More recently, along with other members of the “cousins’ lunch” islands history group, he has been trying to identify people in the 1925 picnic photo. Some names are written on the print at the Orr’s Island Library. He wants to compare it to another print at the Harpswell Historical Society, to see if they list different names. Other identifications come from his and others’ memories.
He said the group has put names to about half the people in the photo, but hasn’t been able to make much progress beyond that. He knows some people might not be willing to speak up if they do recognize a face from the photo, given the klan’s notoriety. “It’s uncomfortable that it was here,” he said.
Another member of the genealogy group, Melinda Richter, remembers hearing her grandmother, Leona Harris, talk about klan picnics and social gatherings when Richter was young. It was only as an adult that she saw the 1925 photo. By then she understood what the klan was.
Richter, Gerry York and other Harpswellians attended Lawless’ lecture. For Richter, learning about the klan’s moneymaking scheme helped her understand why Orr’s Island was a locus of klan activity. Morrill, the group’s leader and the steamship captain, was recruiting people from Portland to attend gatherings on Orr’s.

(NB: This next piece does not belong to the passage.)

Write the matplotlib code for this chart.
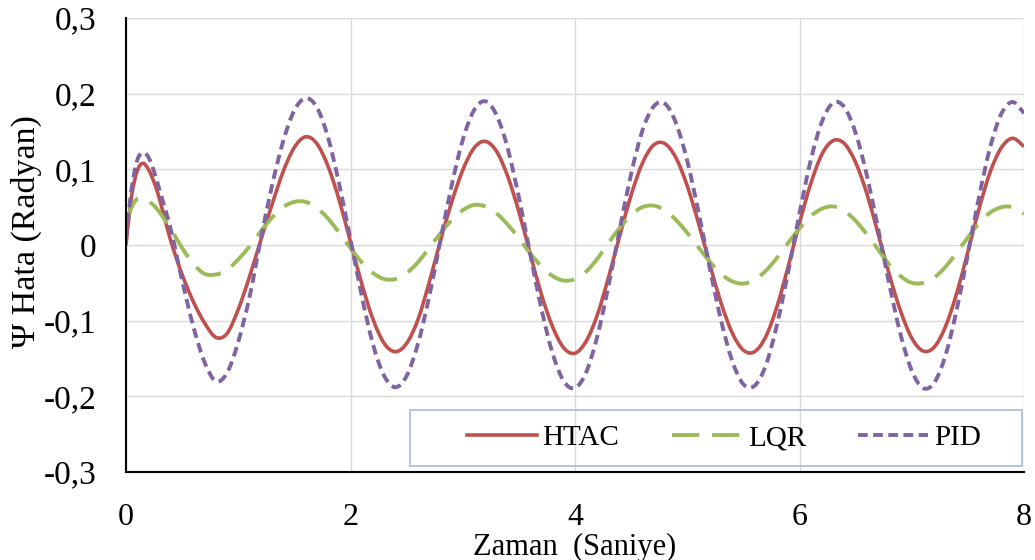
import numpy as np
import matplotlib
matplotlib.use("Agg")
import matplotlib.pyplot as plt
from matplotlib.ticker import FuncFormatter
from matplotlib.path import Path
from matplotlib.patches import PathPatch, Rectangle
from matplotlib.lines import Line2D

# time samples (s)
t = [0, 0.05, 0.1, 0.15, 0.2, 0.25] + list(np.round(np.arange(0.3, 8.001, 0.1), 2))

htac = [0.000, 0.065, 0.098, 0.108, 0.100, 0.083,
        0.060, 0.005, -0.039, -0.075, -0.103, -0.122, -0.117,
        -0.085, -0.042, 0.006, 0.053, 0.097, 0.129, 0.143, 0.134, 0.104, 0.059,
        0.004, -0.051, -0.098, -0.130, -0.141, -0.130, -0.099, -0.050, 0.005, 0.056,
        0.099, 0.128, 0.137, 0.124, 0.091, 0.044, -0.011, -0.065, -0.108, -0.136,
        -0.143, -0.127, -0.092, -0.042, 0.013, 0.066, 0.108, 0.132, 0.134, 0.115,
        0.078, 0.029, -0.025, -0.076, -0.116, -0.139, -0.141, -0.121, -0.081, -0.028,
        0.029, 0.081, 0.120, 0.138, 0.134, 0.109, 0.068, 0.015, -0.039, -0.087,
        -0.123, -0.140, -0.135, -0.108, -0.064, -0.009, 0.048, 0.097, 0.129, 0.141,
        0.130]

lqr = [0.030, 0.050, 0.061, 0.061, 0.058, 0.052,
       0.043, 0.021, -0.004, -0.025, -0.038, -0.039, -0.033,
       -0.019, -0.002, 0.018, 0.036, 0.050, 0.057, 0.057, 0.049, 0.035, 0.016,
       -0.004, -0.023, -0.037, -0.045, -0.045, -0.037, -0.023, -0.004, 0.015, 0.033,
       0.046, 0.053, 0.051, 0.042, 0.027, 0.009, -0.011, -0.028, -0.041, -0.047,
       -0.045, -0.035, -0.018, 0.003, 0.023, 0.040, 0.050, 0.052, 0.046, 0.033,
       0.016, -0.003, -0.022, -0.038, -0.048, -0.051, -0.046, -0.034, -0.017, 0.003,
       0.022, 0.038, 0.048, 0.051, 0.045, 0.032, 0.014, -0.006, -0.026, -0.041,
       -0.050, -0.050, -0.043, -0.029, -0.010, 0.010, 0.029, 0.043, 0.050, 0.050,
       0.041]

pid = [0.010, 0.075, 0.112, 0.122, 0.116, 0.097,
       0.072, 0.020, -0.047, -0.108, -0.155, -0.180, -0.169,
       -0.128, -0.069, 0.007, 0.078, 0.137, 0.178, 0.194, 0.182, 0.142, 0.080,
       0.007, -0.067, -0.131, -0.173, -0.188, -0.173, -0.131, -0.069, 0.005, 0.078,
       0.139, 0.178, 0.190, 0.172, 0.128, 0.063, -0.011, -0.084, -0.143, -0.180,
       -0.189, -0.168, -0.120, -0.053, 0.022, 0.094, 0.151, 0.183, 0.187, 0.161,
       0.111, 0.044, -0.030, -0.099, -0.153, -0.184, -0.186, -0.159, -0.105, -0.035,
       0.042, 0.112, 0.163, 0.188, 0.182, 0.148, 0.092, 0.022, -0.052, -0.118,
       -0.166, -0.189, -0.182, -0.146, -0.086, -0.012, 0.064, 0.130, 0.174, 0.189,
       0.174]

series_names = ["HTAC", "LQR", "PID"]
x_ticks = [0, 2, 4, 6, 8]
y_ticks = [-0.3, -0.2, -0.1, 0, 0.1, 0.2, 0.3]


def smooth_path(x, y):
    # bezier through the data points, like a spreadsheet "smoothed line"
    pts = np.column_stack([x, y])
    n = len(pts)
    verts = [pts[0]]
    codes = [Path.MOVETO]
    for i in range(n - 1):
        p0 = pts[i - 1] if i > 0 else pts[i]
        p1 = pts[i]
        p2 = pts[i + 1]
        p3 = pts[i + 2] if i + 2 < n else pts[i + 1]
        verts += [p1 + (p2 - p0) / 6, p2 - (p3 - p1) / 6, p2]
        codes += [Path.CURVE4] * 3
    return Path(verts, codes)


plt.rcParams['font.family'] = ['Liberation Serif', 'DejaVu Serif']

fig = plt.figure(figsize=(10.35, 5.6), dpi=100)
ax = fig.add_axes([126/1035, 1 - 472/560, 898/1035, 454/560])

styles = [
    dict(color='#C0504D', lw=2.6, ls='-'),
    dict(color='#9BBB59', lw=2.8, ls=(0, (7, 3.3))),
    dict(color='#8064A2', lw=2.8, ls=(0, (2.5, 1.4))),
]
handles = []
for vals, st, name in zip([htac, lqr, pid], styles, series_names):
    ax.add_patch(PathPatch(smooth_path(t, vals), fill=False, edgecolor=st['color'],
                           lw=st['lw'], ls=st['ls'], zorder=3))
    handles.append(Line2D([], [], color=st['color'], lw=st['lw'], ls=st['ls'], label=name))

ax.set_xlim(0, 8)
ax.set_ylim(-0.3, 0.3)
ax.set_xticks(x_ticks)
ax.set_yticks(y_ticks)
ax.xaxis.set_major_formatter(FuncFormatter(lambda v, p: f"{v:g}"))
ax.yaxis.set_major_formatter(FuncFormatter(
    lambda v, p: "0" if abs(v) < 1e-9 else f"{v:.1f}".replace('.', ',')))
ax.tick_params(length=0)
ax.tick_params(axis='y', pad=21, labelsize=24)
ax.tick_params(axis='x', pad=22, labelsize=23)

ax.grid(True, color='#d9d9d9', lw=1)
ax.set_axisbelow(True)
for s in ['top', 'right']:
    ax.spines[s].set_visible(False)
for s in ['left', 'bottom']:
    ax.spines[s].set_color('black')
    ax.spines[s].set_linewidth(1.5)
    ax.spines[s].set_zorder(4)

ax.set_xlabel("Zaman  (Saniye)", fontsize=22, labelpad=1)
ax.set_ylabel("Ψ Hata (Radyan)", fontsize=24.5)
ax.yaxis.set_label_coords(-0.094, 0.529)

# legend box and entries
ax.add_patch(Rectangle(((410 - 126) / 898, (472 - 466) / 454), (1022 - 410) / 898, 56 / 454,
                       transform=ax.transAxes, fill=False, edgecolor='#a8bcd4', lw=1.2,
                       zorder=5, clip_on=False))
ax.legend(handles=handles, loc='center', bbox_to_anchor=((724 - 126) / 898, (472 - 438) / 454),
          ncol=3, fontsize=21, frameon=False, handlelength=2.4, handletextpad=0.2,
          columnspacing=1.8, borderaxespad=0)

fig.savefig("out.png", dpi=100, facecolor='white')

Morrill plays a central role in Steve Black’s understanding of the Harpswell klan. Black’s parents bought Morrill’s former house on Orr’s Island in the 1970s, and Black discovered one of the picnic photo prints in the attic as a child. His brother Chip found the klan robe that is now at the Harpswell Historical Society. Black’s grandfather attended the picnic, and his grandmother held teas to recruit for the women’s auxiliary of the klan.
Black’s efforts to understand and illuminate the klan’s activities in Harpswell have run parallel to Richter and York’s. They are part of his lifelong effort to understand prejudice and acknowledge atrocities, in the hope that people today might avoid repeating the injustices of the past.
Black said that as a child, he idolized Morrill, whom he saw as a local hero. In addition to captaining the steamship, Morrill had organized island firefighting efforts. As an adult, knowing what the klan stood for, Black refused to admit to himself that Morrill could have been involved. He rationalized what he found by telling himself the items must have belonged to Morrill’s son. It was only in the last few years, he said, that he accepted that Morrill was not just involved in the local klan, he led it.
Gerry York, too, is still grappling with his grandfather’s connection to the klan. “I don’t think Charlie was a bigot, but I guess he was,” he said. “He must have shared some biases with the klan.”
At the same time, he wants to give his grandfather some grace, knowing people today have more information at hand. Then again, he said, people still make jokes about French Canadians.
Ultimately, Gerry York believes people are moving in the right direction: “Prejudice dies slowly, but it does.”